• Given problem:
From the first line of the data down to and including the line with "return fig.add_axes([fx(l), fy(b), (r", copy everything exactly, leaving out pictures.

• Information supplied:
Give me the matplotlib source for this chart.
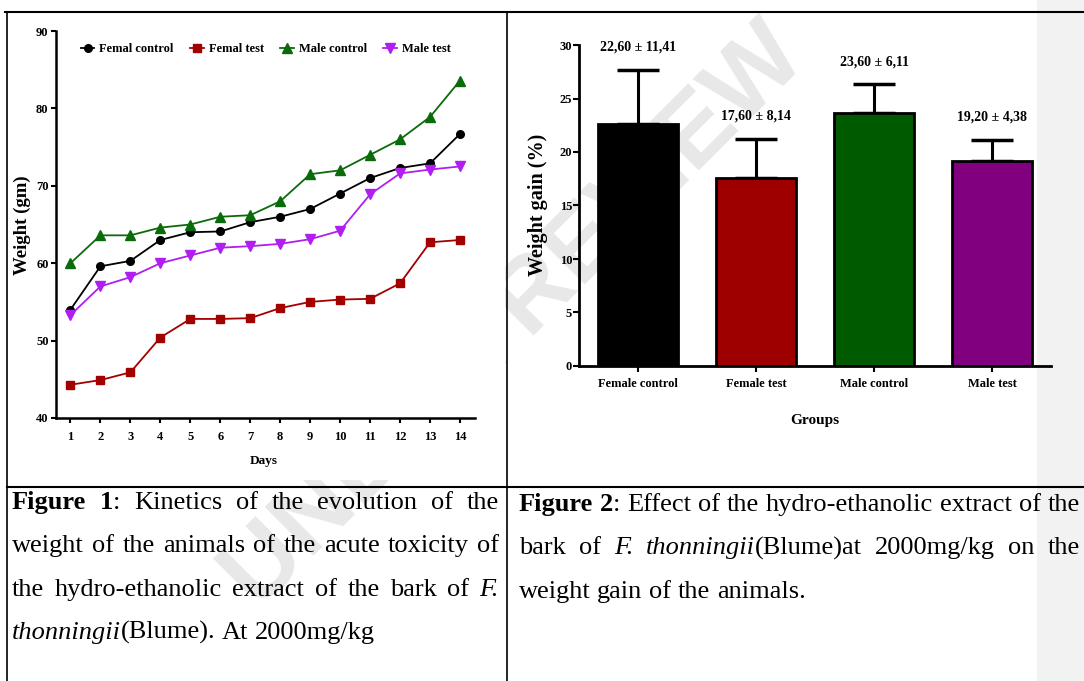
import re
import numpy as np
import matplotlib
matplotlib.use("Agg")
import matplotlib.pyplot as plt
from matplotlib import font_manager as fm
from matplotlib.lines import Line2D
from matplotlib.patches import Rectangle

# figure 1: body weight per day
days = list(range(1, 15))
femal_control = [54.0, 59.6, 60.3, 63.0, 64.0, 64.1, 65.3, 66.0, 67.0, 69.0, 71.0, 72.3, 72.9, 76.7]
femal_test = [44.3, 44.9, 45.9, 50.4, 52.8, 52.8, 52.9, 54.2, 55.0, 55.3, 55.4, 57.4, 62.7, 63.0]
male_control = [60.0, 63.6, 63.6, 64.6, 65.0, 66.0, 66.2, 68.0, 71.5, 72.0, 74.0, 76.0, 78.9, 83.6]
male_test = [53.3, 57.0, 58.2, 60.0, 61.0, 62.0, 62.2, 62.5, 63.1, 64.2, 68.9, 71.6, 72.1, 72.5]
series_names = ["Femal control", "Femal test", "Male control", "Male test"]

# figure 2: weight gain per group
groups = ["Female control", "Female test", "Male control", "Male test"]
gain = [22.6, 17.6, 23.6, 19.2]
gain_err = [5.1, 3.64, 2.73, 1.96]
gain_labels = ["22,60 \u00b1 11,41", "17,60 \u00b1 8,14", "23,60 \u00b1 6,11", "19,20 \u00b1 4,38"]

caption1 = [
    ("**Figure 1**: Kinetics of the evolution of the", True),
    ("weight of the animals of the acute toxicity of", True),
    ("the hydro-ethanolic extract of the bark of _F._", True),
    ("_thonningii_(Blume). At 2000mg/kg", False),
]
caption2 = [
    ("**Figure 2**: Effect of the hydro-ethanolic extract of the", True),
    ("bark of _F. thonningii_(Blume)at 2000mg/kg on the", True),
    ("weight gain of the animals.", False),
]

W, H = 1084, 681
names = {f.name for f in fm.fontManager.ttflist}
CHART = "Liberation Sans Narrow" if "Liberation Sans Narrow" in names else "Liberation Serif"
SERIF = "Liberation Serif"
CAP_SIZE = 19

fig = plt.figure(figsize=(W / 100, H / 100), dpi=100, facecolor="white")


def fx(x):
    return x / W


def fy(y):
    return 1 - y / H


def add_axes_px(l, t, r, b):
    return fig.add_axes([fx(l), fy(b), (r - l) / W, (b - t) / H])


def hline(x0, x1, y, lw):
    fig.add_artist(Line2D([fx(x0), fx(x1)], [fy(y), fy(y)], color="black", lw=lw,
                          transform=fig.transFigure, zorder=5))


def vline(x, y0, y1, lw):
    fig.add_artist(Line2D([fx(x), fx(x)], [fy(y0), fy(y1)], color="black", lw=lw,
                          transform=fig.transFigure, zorder=5))


# page background bits: grey margin band, watermark, white image of figure 1
fig.add_artist(Rectangle((fx(1037), 0), 1 - fx(1037), 1, transform=fig.transFigure,
                         facecolor="#f2f2f2", edgecolor="none", zorder=-3))
fig.text(fx(515), fy(318), "UNDER REVIEW", rotation=45, fontsize=72, weight="bold",
         family="Liberation Sans", color="#e8e8e8", ha="center", va="center", zorder=-2)
fig.add_artist(Rectangle((fx(9), fy(480)), fx(505) - fx(9), fy(14) - fy(480),
                         transform=fig.transFigure, facecolor="white", edgecolor="none", zorder=-1))

# ---- figure 1 ----
ax1 = add_axes_px(55.5, 31, 475, 418)
ax1.set_zorder(1)
ax1.patch.set_visible(False)
styles = [("black", "o", 5.5), ("#a30000", "s", 5.5), ("#0b6b0b", "^", 6.5), ("#b01ef0", "v", 6.5)]
for vals, name, (c, m, ms) in zip([femal_control, femal_test, male_control, male_test], series_names, styles):
    ax1.plot(days, vals, color=c, marker=m, ms=ms, lw=1.3, label=name)
ax1.set_xlim(0.5, 14.5)
ax1.set_ylim(40, 90)
ax1.set_xticks(days)
ax1.set_yticks(range(40, 91, 10))
for s in ["top", "right"]:
    ax1.spines[s].set_visible(False)
for s in ["left", "bottom"]:
    ax1.spines[s].set_linewidth(1.8)
ax1.tick_params(axis="both", width=1.5, length=3.5, labelsize=9)
ax1.tick_params(axis="x", pad=6)
ax1.tick_params(axis="y", pad=1.5)
for lab in ax1.get_xticklabels() + ax1.get_yticklabels():
    lab.set_family(CHART)
    lab.set_weight("bold")
ax1.set_xlabel("Days", family=CHART, weight="bold", fontsize=9.5)
ax1.xaxis.label.set_va("center")
ax1.xaxis.set_label_coords(0.497, -0.111)
ax1.set_ylabel("Weight (gm)", family=SERIF, weight="bold", fontsize=13.5)
ax1.yaxis.label.set_va("center")
ax1.yaxis.set_label_coords(-0.080, 0.499)
ax1.legend(loc="center left", bbox_to_anchor=(0.045, 0.953), ncol=4, frameon=False,
           handlelength=1.1, handletextpad=0.4, columnspacing=1.3, borderpad=0,
           prop={"family": CHART, "weight": "bold", "size": 9})

# ---- figure 2 ----
ax2 = add_axes_px(579, 45, 1051, 366)
ax2.set_zorder(1)
ax2.patch.set_visible(False)
x = np.arange(len(groups))
ax2.bar(x, gain, width=0.67, color=["black", "#9e0000", "#005a00", "#800080"],
        edgecolor="black", linewidth=2, zorder=2)
ax2.errorbar(x, gain, yerr=[[0] * len(gain), gain_err], fmt="none", ecolor="black",
             elinewidth=2.2, capsize=15, capthick=2.5, zorder=1)
for xi, v, e, lab in zip(x, gain, gain_err, gain_labels):
    ax2.annotate(lab, (xi, v + e), xytext=(0, 16), textcoords="offset points",
                 ha="center", va="center", family=CHART, weight="bold", fontsize=10)
ax2.set_xlim(-0.5, 3.5)
ax2.set_ylim(0, 30)
ax2.set_xticks(x)
ax2.set_xticklabels(groups)
ax2.set_yticks(range(0, 31, 5))
for s in ["top", "right"]:
    ax2.spines[s].set_visible(False)
for s in ["left", "bottom"]:
    ax2.spines[s].set_linewidth(2)
ax2.tick_params(axis="both", width=1.5, length=4, labelsize=9)
ax2.tick_params(axis="x", pad=5)
ax2.tick_params(axis="y", pad=1)
for lab in ax2.get_xticklabels() + ax2.get_yticklabels():
    lab.set_family(CHART)
    lab.set_weight("bold")
ax2.set_xlabel("Groups", family=CHART, weight="bold", fontsize=11)
ax2.xaxis.label.set_va("center")
ax2.xaxis.set_label_coords(0.5, -0.171)
ax2.set_ylabel("Weight gain (%)", family=SERIF, weight="bold", fontsize=14.5)
ax2.yaxis.label.set_va("center")
ax2.yaxis.set_label_coords(-0.087, 0.502)

# ---- table borders ----
hline(5, W, 12, 1.5)
hline(7, W, 487, 1.5)
vline(7, 12, H, 1.2)
vline(507, 12, H, 1.2)

# ---- captions (justified) ----
renderer = fig.canvas.get_renderer()


def parse(line):
    words = [[]]
    for part in re.split(r"(\*\*.+?\*\*|_.+?_)", line):
        if not part:
            continue
        if part.startswith("**"):
            text, wt, st = part[2:-2], "bold", "normal"
        elif part.startswith("_"):
            text, wt, st = part[1:-1], "normal", "italic"
        else:
            text, wt, st = part, "normal", "normal"
        for i, p in enumerate(text.split(" ")):
            if i > 0:
                words.append([])
            if p:
                words[-1].append((p, wt, st))
    return [w for w in words if w]


def seg_width(text, wt, st):
    t = fig.text(0, 0, text, fontsize=CAP_SIZE, family=SERIF, weight=wt, style=st)
    w = t.get_window_extent(renderer).width
    t.remove()
    return w


def caption(lines, x0, x1, y0, gap_y=43.3):
    for k, (line, justify) in enumerate(lines):
        words = parse(line)
        widths = [[seg_width(*seg) for seg in word] for word in words]
        total = sum(sum(w) for w in widths)
        gap = (x1 - x0 - total) / (len(words) - 1) if justify else CAP_SIZE * 0.25 * 100 / 72
        xx = x0
        y = y0 + k * gap_y
        for word, ws in zip(words, widths):
            for (txt, wt, st), w in zip(word, ws):
                fig.text(fx(xx), fy(y), txt, fontsize=CAP_SIZE, family=SERIF, weight=wt,
                         style=st, va="baseline", ha="left")
                xx += w
            xx += gap


caption(caption1, 12, 499, 509)
caption(caption2, 519, 1080, 511)

fig.savefig("out.png", dpi=100, facecolor="white")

• Solution below:
Give me the matplotlib source for this chart.
import re
import numpy as np
import matplotlib
matplotlib.use("Agg")
import matplotlib.pyplot as plt
from matplotlib import font_manager as fm
from matplotlib.lines import Line2D
from matplotlib.patches import Rectangle

# figure 1: body weight per day
days = list(range(1, 15))
femal_control = [54.0, 59.6, 60.3, 63.0, 64.0, 64.1, 65.3, 66.0, 67.0, 69.0, 71.0, 72.3, 72.9, 76.7]
femal_test = [44.3, 44.9, 45.9, 50.4, 52.8, 52.8, 52.9, 54.2, 55.0, 55.3, 55.4, 57.4, 62.7, 63.0]
male_control = [60.0, 63.6, 63.6, 64.6, 65.0, 66.0, 66.2, 68.0, 71.5, 72.0, 74.0, 76.0, 78.9, 83.6]
male_test = [53.3, 57.0, 58.2, 60.0, 61.0, 62.0, 62.2, 62.5, 63.1, 64.2, 68.9, 71.6, 72.1, 72.5]
series_names = ["Femal control", "Femal test", "Male control", "Male test"]

# figure 2: weight gain per group
groups = ["Female control", "Female test", "Male control", "Male test"]
gain = [22.6, 17.6, 23.6, 19.2]
gain_err = [5.1, 3.64, 2.73, 1.96]
gain_labels = ["22,60 \u00b1 11,41", "17,60 \u00b1 8,14", "23,60 \u00b1 6,11", "19,20 \u00b1 4,38"]

caption1 = [
    ("**Figure 1**: Kinetics of the evolution of the", True),
    ("weight of the animals of the acute toxicity of", True),
    ("the hydro-ethanolic extract of the bark of _F._", True),
    ("_thonningii_(Blume). At 2000mg/kg", False),
]
caption2 = [
    ("**Figure 2**: Effect of the hydro-ethanolic extract of the", True),
    ("bark of _F. thonningii_(Blume)at 2000mg/kg on the", True),
    ("weight gain of the animals.", False),
]

W, H = 1084, 681
names = {f.name for f in fm.fontManager.ttflist}
CHART = "Liberation Sans Narrow" if "Liberation Sans Narrow" in names else "Liberation Serif"
SERIF = "Liberation Serif"
CAP_SIZE = 19

fig = plt.figure(figsize=(W / 100, H / 100), dpi=100, facecolor="white")


def fx(x):
    return x / W


def fy(y):
    return 1 - y / H


def add_axes_px(l, t, r, b):
    return fig.add_axes([fx(l), fy(b), (r - l) / W, (b - t) / H])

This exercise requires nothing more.